The first exhibition, which came before the teenagers started taking the Arts in Common classes, was admittedly crude, Huff said.
“It was mostly stuff on poster board, but it was our kids’ work and it was great,” she said. The artists got all dressed up for the event and even performed a rap that they had written.
“It was such a joy to see them go in there, see their artwork on the walls and to see the look on their faces,” Huff said. “That’s why I keep doing this: To see the looks on their faces.”
This year, the artists have had access to good art supplies and instruction from teachers from the Fitton Center’s Arts in Common program.
“For some of them, this is the most positive thing they’ve ever done,” said Brent Russel, Sojourner’s director of development.
“They just beam,” Huff said. “The parents come in her and you can see the pride in their faces, too.”
While some of the artists don’t always directly address the issues that got them to using drugs and alcohol, some tackle their problems head-on.
Julian, 16, spread out a life-size silhouette on the table. The figure painted in bright red is adorned with colorful swirls.

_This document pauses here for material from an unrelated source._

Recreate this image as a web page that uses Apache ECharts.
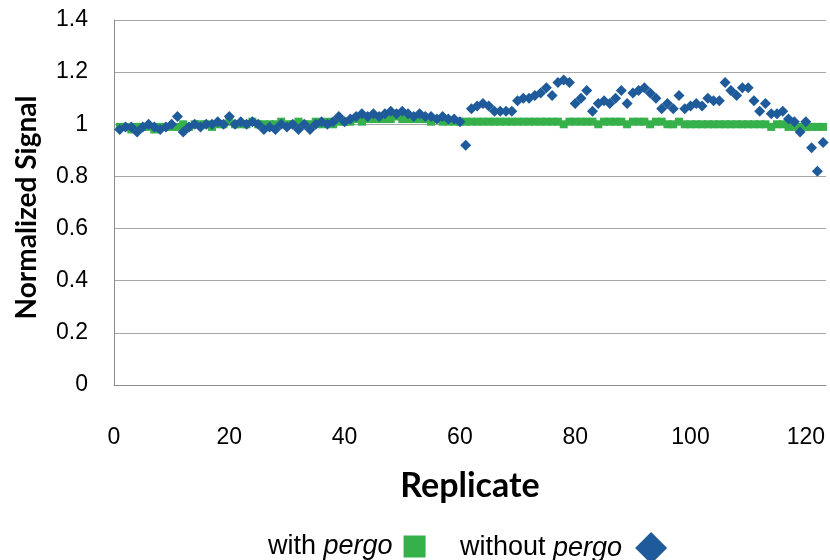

“It’s me,” he said, “just different colors. The red is about before I came in here. I had a lot of anger and rage about my past. All of the different colors represent a different mood.
“I call it ‘Mystery Man’ because people can never tell what kind of mood I’m going to be in.”
Making art, he said, “teaches you more about how you feel inside, and then you can look back and say, ‘That felt good to do that.’ When I was under the influence, I thought that was stupid. Now that I’m in here, it feels good to paint.”
He’s been counting the days of his stay at Sojourner, but is still looking forward to graduating in a few more weeks.
“I’m going to get a job, go back to school, and try to get my grades up as best I can,” he said.
He hopes that making art will be a way of helping him cope with the stress and with his changing moods.
“If I ever get in a depressed mood, I might just slap something together to see what I get out of it,” he said.